There seems to be no dearth of ideas and stories, scenarios going on in the head at all times, but when you set out to put pen to paper or fingers to the keyboard, the flow sort of slackens, and then just completely evaporates!

Is it just me who finds that infuriating? I just didn’t know what to write here today, yet again. Until I thought of writing about just that; the lack of it.

It is quite something to come across famous authors with at least ten or twelve books to their credit saying that they have what they term “writer’s block”.

Understandable, my friend, I know you have poured your heart and soul into that novel you just wrote. All the schemes and plots, dragons you created and just prodded the protagonist into slaying.

You can be forgiven for the hiatus, the pause of several years when you dwelt in your dark and wordless cave.

Consider a broken-down spaghetti maker. The strands come out unequal, inconsistent and not smooth like they ought to be. We delve into the mystery of the spaghetti maker and wonder what could have gone wrong?

A couple of scenarios come to mind-

a) Something wrong with the machine itself – Maintenance issues, or due to normal wear and tear and ageing
b) Maybe the dough was not proper – the input given to the machine was lacking, hence the output cannot be at par.

How about we put the author in place of the spaghetti maker. Then his mind becomes prey to illnesses, and old age makes the author vulnerable to afflictions of the mind. Bleak.

The second scenario has a more interesting role I think. If the fodder for the mind is not proper, how will our author be ‘inspired’? I imagine the author settling into a family role where nothing exciting ever happens, life becomes quite mundane. The whole ‘garbage in, garbage out’ makes sense here, doesn’t it?
If only the guy who owns the spaghetti maker were to take care of the machinery and do a bit of maintenance occasionally, a bit of cleaning and oiling and tinkering and you know, just show it a bit of love. And, if he uses a proper dough. If the dough is consistent, the results will be great too!

Hold on a sec. I do not have ten or twelve books to my credit, heck, I am not even remotely popular.

How can I complain of a writer’s block then?
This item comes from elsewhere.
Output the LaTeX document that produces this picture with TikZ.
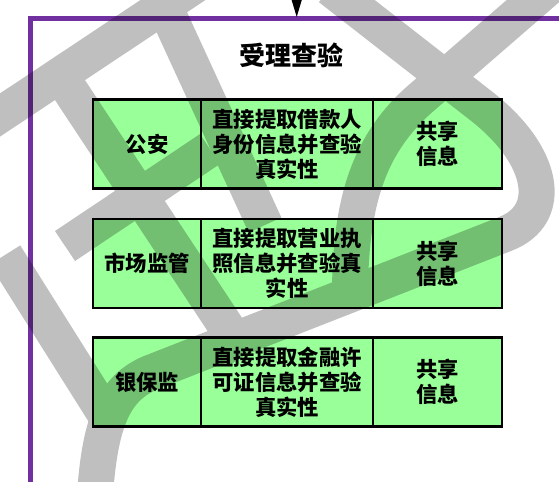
\documentclass[tikz,border=0pt]{standalone}
\usepackage{fontspec}
\setmainfont{Noto Sans CJK SC}
\usetikzlibrary{arrows.meta}
\definecolor{framepurple}{RGB}{112,48,160}
\definecolor{cellgreen}{RGB}{153,255,153}
\begin{document}
\begin{tikzpicture}[x=0.75pt,y=-0.75pt,
  cellbox/.style={draw=black, line width=2pt, fill=cellgreen, inner sep=0pt,
    minimum height=66.75pt, align=center,
    font=\bfseries\fontsize{16}{18.75}\selectfont},
  titletext/.style={font=\bfseries\fontsize{19.5}{22}\selectfont, inner sep=0pt},
  frameline/.style={draw=framepurple, line width=3.75pt},
  wmband/.style={line width=27pt, draw=black, line join=round}]
\useasboundingbox[fill=white] (0,0) rectangle (559,481);

% frame
\coordinate (fbot) at (30.8,495);
\coordinate (fcorner) at (30.8,19);
\coordinate (fright) at (575,19);
\draw[frameline] (fbot) -- (fcorner) -- (fright);

% incoming arrow
\coordinate (arrfrom) at (296.7,-30);
\coordinate (arrto) at (296.7,17);
\draw[line width=1pt, -{Triangle[length=13pt,width=7.5pt]}] (arrfrom) -- (arrto);

% title
\node[titletext] (title) at (291.5,55.5) {受理查验};

% row 1
\node[cellbox, minimum width=81pt] (a1) at (147,144) {公安};
\node[cellbox, minimum width=129pt] (b1) at (287,144) {直接提取借款人\\身份信息并查验\\真实性};
\node[cellbox, minimum width=96.75pt] (c1) at (437.5,144) {共享\\信息};
% row 2
\node[cellbox, minimum width=81pt] (a2) at (147,263.5) {市场监管};
\node[cellbox, minimum width=129pt] (b2) at (287,263.5) {直接提取营业执\\照信息并查验真\\实性};
\node[cellbox, minimum width=96.75pt] (c2) at (437.5,263.5) {共享\\信息};
% row 3
\node[cellbox, minimum width=81pt] (a3) at (147,382) {银保监};
\node[cellbox, minimum width=129pt] (b3) at (287,382) {直接提取金融许\\可证信息并查验\\真实性};
\node[cellbox, minimum width=96.75pt] (c3) at (437.5,382) {共享\\信息};

% watermark
\begin{scope}[transparency group, opacity=0.25]
\draw[wmband] (203,-20) -- (-12,123);
\draw[wmband] (60,75) -- (245,355);
\draw[wmband] (65,246) -- (210,149);
\draw[wmband] (157,-10) -- (265,225);
\draw[wmband] (330,-12) -- (480,105) .. controls (545,155) and (555,215) .. (505,234) -- (150,373) .. controls (115,388) and (100,420) .. (95,495);
\draw[wmband] (548,-12) -- (420,99) .. controls (370,143) and (350,200) .. (350,295);
\draw[wmband] (5,255) -- (112,425);
\end{scope}
\end{tikzpicture}
\end{document}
What could be my excuse for not being inspired to write?

I think the fault lies in not attempting to write more often. The ideas just flutter in and out of the mind without being committed to paper. One of my college professors used to carry a Dictaphone always. He would say his ideas out loud into the Dictaphone. It helped him articulate his thoughts into words, and his ideas would now be material in his possession, unlike fluttering ideas.
Here’s what I propose I’ll do henceforth:
• I will keep a notepad handy for there’s no knowing when an idea might strike
• I will write down at least hundred words a day. It will keep the words flowing
• I will never deny my brain new influences

I have been clacking away at the keyboard for a bit under an hour and I already feel great!

I am looking forward to writing again, and sharing some here.